妻の名前を言えなくても、顔を見れば、安心しきった顔をする――。
東家の大黒柱、東昇平はかつて区立中学の校長や公立図書館の館長をつとめたが、
十年ほど前から認知症を患っている。長年連れ添った妻・曜子とふたり暮らし、娘が三人。孫もいる。
“少しずつ記憶をなくして、ゆっくりゆっくり遠ざかって行く”といわれる認知症。
ある言葉が予想もつかない別の言葉と入れ替わってしまう、迷子になって遊園地へまよいこむ、
入れ歯の頻繁な紛失と出現、記憶の混濁–日々起きる不測の事態に右往左往するひとつの家族の姿を通じて、
終末のひとつの幸福が描き出される。著者独特のやわらかなユーモアが光る傑作連作集。

著者の中島さんは実際に認知症介護を経験されていたそうで、とてもリアリティがありました。
ユーモラスな書き口なので、凄惨さなどはあまり感じませんでしたが、
実際には、体力的、精神的にも非常に厳しいものなのではないか、と感じました。

内閣府によると、65歳以上の高齢者の認知症患者数と有病率の将来推計についてみると、
平成24(2012)年は認知症患者数が462万人と、
65歳以上の高齢者の7人に1人(有病率15.0%)であったのが、
平成37(2025)年には約700万人、5人に1人になると見込まれているそうです。

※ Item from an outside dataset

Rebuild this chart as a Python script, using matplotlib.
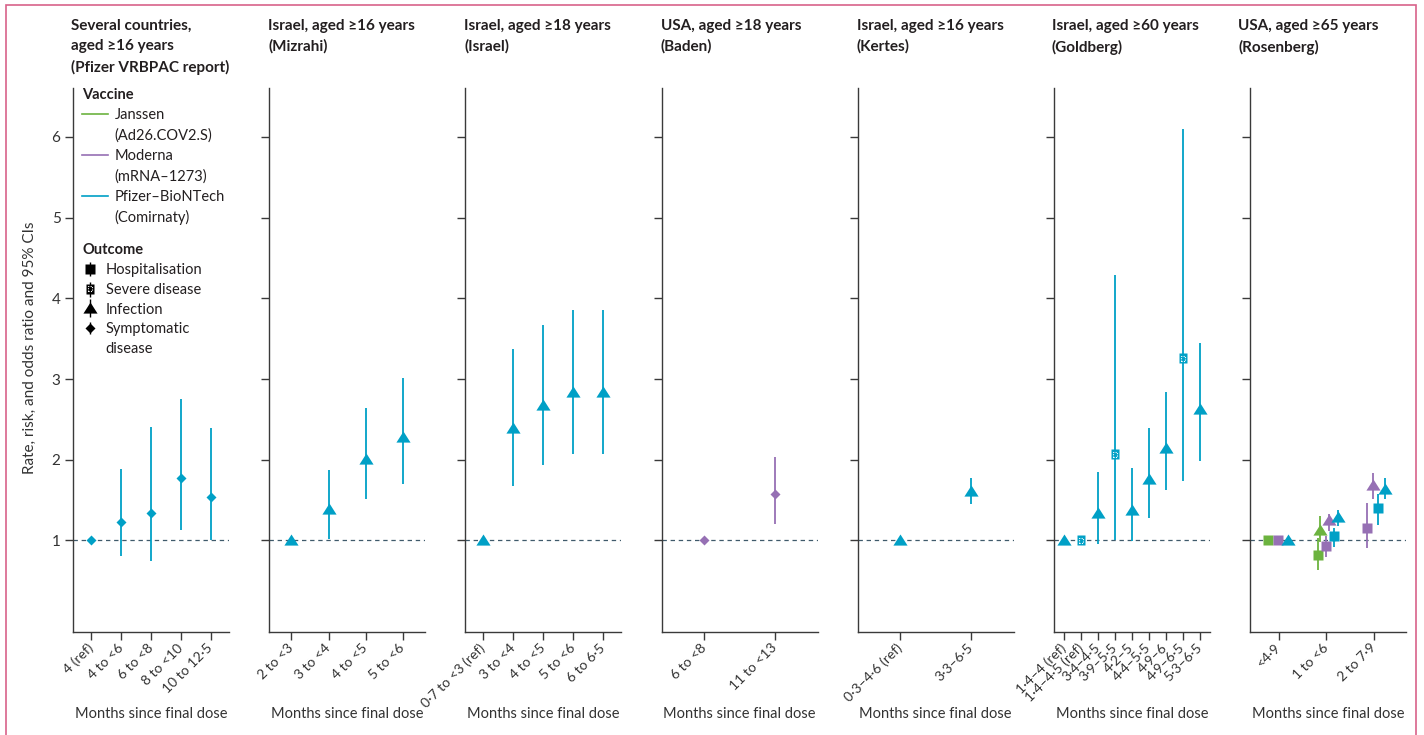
import numpy as np
import matplotlib.pyplot as plt
from matplotlib.lines import Line2D
from matplotlib.patches import Rectangle
from matplotlib.transforms import blended_transform_factory

plt.rcParams['font.family'] = ['Lato', 'DejaVu Sans']
plt.rcParams['text.color'] = '#231f20'

nan = np.nan

# vaccine colours
vaccine_colors = {'Janssen': '#6cb33f', 'Moderna': '#9670b4', 'Pfizer': '#00a0c6'}

# Pfizer VRBPAC report: symptomatic disease, Pfizer
vrbpac_labels = ['4 (ref)', '4 to <6', '6 to <8', '8 to <10', '10 to 12·5']
vrbpac_est = [1.0, 1.23, 1.34, 1.77, 1.54]
vrbpac_lo = [nan, 0.81, 0.74, 1.13, 1.0]
vrbpac_hi = [nan, 1.88, 2.41, 2.75, 2.39]

# Mizrahi: infection, Pfizer
mizrahi_labels = ['2 to <3', '3 to <4', '4 to <5', '5 to <6']
mizrahi_est = [1.0, 1.39, 2.01, 2.28]
mizrahi_lo = [nan, 1.02, 1.51, 1.70]
mizrahi_hi = [nan, 1.87, 2.64, 3.01]

# Israel: infection, Pfizer
israel_labels = ['0·7 to <3 (ref)', '3 to <4', '4 to <5', '5 to <6', '6 to 6·5']
israel_est = [1.0, 2.39, 2.68, 2.84, 2.84]
israel_lo = [nan, 1.67, 1.94, 2.07, 2.07]
israel_hi = [nan, 3.37, 3.67, 3.85, 3.86]

# Baden: symptomatic disease, Moderna
baden_labels = ['6 to <8', '11 to <13']
baden_est = [1.0, 1.57]
baden_lo = [nan, 1.21]
baden_hi = [nan, 2.04]

# Kertes: infection, Pfizer
kertes_labels = ['0·3–4·6 (ref)', '3·3–6·5']
kertes_est = [1.0, 1.61]
kertes_lo = [nan, 1.45]
kertes_hi = [nan, 1.78]

# Goldberg: infection / severe disease, Pfizer
goldberg_labels = ['1·4–4 (ref)', '1·4–4·5 (ref)', '3·4–4·5', '3·9–5·5', '4·2–5',
                   '4·4–5·5', '4·9–6', '4·9–6·5', '5·3–6·5']
goldberg_outcome = ['Infection', 'Severe disease', 'Infection', 'Severe disease', 'Infection',
                    'Infection', 'Infection', 'Severe disease', 'Infection']
goldberg_est = [1.0, 1.0, 1.34, 2.07, 1.38, 1.76, 2.15, 3.26, 2.63]
goldberg_lo = [nan, nan, 0.96, 1.0, 0.99, 1.28, 1.62, 1.74, 1.99]
goldberg_hi = [nan, nan, 1.85, 4.29, 1.90, 2.39, 2.84, 6.10, 3.45]

# Rosenberg: three vaccines, hospitalisation / infection
rosenberg_labels = ['<4·9', '1 to <6', '2 to 7·9']
rosenberg_group = [0, 0, 0, 1, 1, 1, 1, 1, 1, 2, 2, 2, 2]
rosenberg_vaccine = ['Janssen', 'Moderna', 'Pfizer', 'Janssen', 'Janssen', 'Moderna', 'Moderna',
                     'Pfizer', 'Pfizer', 'Moderna', 'Moderna', 'Pfizer', 'Pfizer']
rosenberg_outcome = ['Hospitalisation', 'Hospitalisation', 'Infection',
                     'Hospitalisation', 'Infection', 'Hospitalisation', 'Infection',
                     'Hospitalisation', 'Infection', 'Hospitalisation', 'Infection',
                     'Hospitalisation', 'Infection']
rosenberg_dodge = [-0.23, -0.02, 0.2, -0.18, -0.13, 0.0, 0.06, 0.15, 0.24, -0.15, -0.03, 0.09, 0.22]
rosenberg_est = [1.0, 1.0, 1.0, 0.82, 1.13, 0.93, 1.25, 1.05, 1.29, 1.16, 1.69, 1.40, 1.64]
rosenberg_lo = [nan, nan, nan, 0.64, 0.98, 0.79, 1.12, 0.92, 1.18, 0.91, 1.52, 1.19, 1.52]
rosenberg_hi = [nan, nan, nan, 1.03, 1.30, 1.06, 1.33, 1.15, 1.38, 1.47, 1.84, 1.58, 1.77]

titles = ['Several countries,\naged ≥16 years\n(Pfizer VRBPAC report)',
          'Israel, aged ≥16 years\n(Mizrahi)',
          'Israel, aged ≥18 years\n(Israel)',
          'USA, aged ≥18 years\n(Baden)',
          'Israel, aged ≥16 years\n(Kertes)',
          'Israel, aged ≥60 years\n(Goldberg)',
          'USA, aged ≥65 years\n(Rosenberg)']


def simple(labels, est, lo, hi, vaccine, outcome):
    n = len(labels)
    return dict(labels=labels, x=list(range(n)), dodge=[0] * n, est=est, lo=lo, hi=hi,
                vaccine=[vaccine] * n, outcome=[outcome] * n)


panels = [
    simple(vrbpac_labels, vrbpac_est, vrbpac_lo, vrbpac_hi, 'Pfizer', 'Symptomatic disease'),
    simple(mizrahi_labels, mizrahi_est, mizrahi_lo, mizrahi_hi, 'Pfizer', 'Infection'),
    simple(israel_labels, israel_est, israel_lo, israel_hi, 'Pfizer', 'Infection'),
    simple(baden_labels, baden_est, baden_lo, baden_hi, 'Moderna', 'Symptomatic disease'),
    simple(kertes_labels, kertes_est, kertes_lo, kertes_hi, 'Pfizer', 'Infection'),
    dict(labels=goldberg_labels, x=list(range(9)), dodge=[0] * 9, est=goldberg_est,
         lo=goldberg_lo, hi=goldberg_hi, vaccine=['Pfizer'] * 9, outcome=goldberg_outcome),
    dict(labels=rosenberg_labels, x=rosenberg_group, dodge=rosenberg_dodge, est=rosenberg_est,
         lo=rosenberg_lo, hi=rosenberg_hi, vaccine=rosenberg_vaccine, outcome=rosenberg_outcome),
]

# marker shapes
tall_rect = [(-0.75, -1), (0.75, -1), (0.75, 1), (-0.75, 1), (-0.75, -1)]
flat_tri = [(-1, -0.72), (1, -0.72), (0, 0.85), (-1, -0.72)]
markers = {'Hospitalisation': ('s', 7.6), 'Severe disease': (tall_rect, 7.8),
           'Infection': (flat_tri, 10.2), 'Symptomatic disease': ('D', 5.4)}

W, H = 1424, 735
fig = plt.figure(figsize=(W / 100, H / 100), dpi=100)

# pink frame around the figure
fig.patches.append(Rectangle((6 / W, -0.05), 1410 / W, 1.05 - 5 / H, transform=fig.transFigure,
                             fill=False, edgecolor='#d8628a', lw=1.2))

ax_left = [73 + 196.17 * i for i in range(7)]
ax_w = 156
title_shift = [-2, -1, -1, -1, -1, -2, -12]
axis_col = '#3a3a3a'

axes = []
for i, p in enumerate(panels):
    ax = fig.add_axes([ax_left[i] / W, 103 / H, ax_w / W, 544 / H])
    axes.append(ax)
    n = len(p['labels'])
    ax.axhline(1, color='#3f5a6b', lw=0.9, ls=(0, (3.5, 3)), zorder=1)
    for g, d, e, lo, hi, v, o in zip(p['x'], p['dodge'], p['est'], p['lo'], p['hi'],
                                     p['vaccine'], p['outcome']):
        c = vaccine_colors[v]
        xx = g + d
        if not np.isnan(lo):
            ax.vlines(xx, lo, hi, color=c, lw=1.3, zorder=2)
        m, ms = markers[o]
        ax.plot([xx], [e], ls='none', marker=m, ms=ms, color=c, mec='none', zorder=3)
        if o == 'Severe disease':
            ax.scatter([xx], [e], marker=tall_rect, s=14, facecolors='none', edgecolors='white',
                       linewidths=0.8, linestyles=(0, (1, 1.2)), zorder=4)

    pad_r = 0.67 if i == 6 else 0.6
    ax.set_xlim(-0.6, n - 1 + pad_r)
    ax.set_ylim(-0.134, 6.607)
    ax.set_xticks(range(n))
    ax.set_xticklabels(p['labels'], rotation=45, ha='right', va='center', rotation_mode='anchor')
    ax.set_yticks(range(1, 7))
    if i > 0:
        ax.set_yticklabels([])
    for s in ['top', 'right']:
        ax.spines[s].set_visible(False)
    for s in ['left', 'bottom']:
        ax.spines[s].set_color(axis_col)
        ax.spines[s].set_linewidth(1.0)
    ax.tick_params(length=6, width=1.0, color=axis_col, labelcolor='#333333')
    ax.tick_params(axis='x', labelsize=10, pad=4)
    ax.tick_params(axis='y', labelsize=11, pad=3)
    ax.set_xlabel('Months since final dose', fontsize=10.5, color='#333333')
    ax.xaxis.set_label_coords(0.5, -0.137)
    tr = blended_transform_factory(ax.transAxes, fig.transFigure)
    ax.text(title_shift[i] / ax_w, 1 - 19 / H, titles[i], transform=tr, ha='left', va='top',
            fontsize=11, fontweight='bold', linespacing=1.55)

fig.text(30 / W, 1 - 348 / H, 'Rate, risk, and odds ratio and 95% CIs', rotation=90,
         ha='center', va='center', fontsize=11, color='#333333')

# legends in first panel
ax0 = axes[0]
blank = Line2D([], [], ls='none')
vac_handles = [Line2D([], [], color=vaccine_colors['Janssen'], lw=1.2), blank,
               Line2D([], [], color=vaccine_colors['Moderna'], lw=1.2), blank,
               Line2D([], [], color=vaccine_colors['Pfizer'], lw=1.2), blank]
vac_labels = ['Janssen', '(Ad26.COV2.S)', 'Moderna', '(mRNA–1273)', 'Pfizer–BioNTech', '(Comirnaty)']
leg1 = ax0.legend(vac_handles, vac_labels, title='Vaccine', loc='upper left',
                  bbox_to_anchor=(0.06, 1.0), frameon=False, alignment='left',
                  title_fontproperties={'weight': 'bold', 'size': 10.5}, fontsize=10.5,
                  handlelength=1.75, handletextpad=0.45, borderpad=0, borderaxespad=0,
                  labelspacing=0.43)
ax0.add_artist(leg1)


def outcome_handle(o):
    m, ms = markers[o]
    tick = Line2D([], [], ls='none', marker='|', ms=ms + 3, mew=1.0, color='black')
    mark = Line2D([], [], ls='none', marker=m, ms=ms, color='black', mec='none')
    if o == 'Severe disease':
        inner = ax0.scatter([], [], marker=tall_rect, s=14, facecolors='none', edgecolors='white',
                            linewidths=0.8, linestyles=(0, (1, 1.2)))
        return (tick, mark, inner)
    return (tick, mark)


out_names = ['Hospitalisation', 'Severe disease', 'Infection', 'Symptomatic disease']
out_handles = [outcome_handle(o) for o in out_names] + [blank]
out_labels = ['Hospitalisation', 'Severe disease', 'Infection', 'Symptomatic', 'disease']
leg2 = ax0.legend(out_handles, out_labels, title='Outcome', loc='upper left',
                  bbox_to_anchor=(0.06, 0.715), frameon=False, alignment='left',
                  title_fontproperties={'weight': 'bold', 'size': 10.5}, fontsize=10.5,
                  handlelength=1.0, handletextpad=0.6, borderpad=0, borderaxespad=0,
                  labelspacing=0.4, scatteryoffsets=[0.5])

fig.savefig('out.png', dpi=100)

将来的に自分が介護経験することにならないとは言えませんし、他人事ではないですね。

ちなみに、この本の中で、「施設に入るのに家を売る?」、ということを考えるくだりがあるのですが、
もしも家の名義が、認知症を患っている本人ならば、簡単に売ることはできないのでは?
もしかして奥さんの名義なのだろうか?
と、変なところが気になってしまいました。
認知症になってしまうと、契約に関する正常な判断ができない、
ということで本人は自宅の売却契約をすることができなくなってしまいます。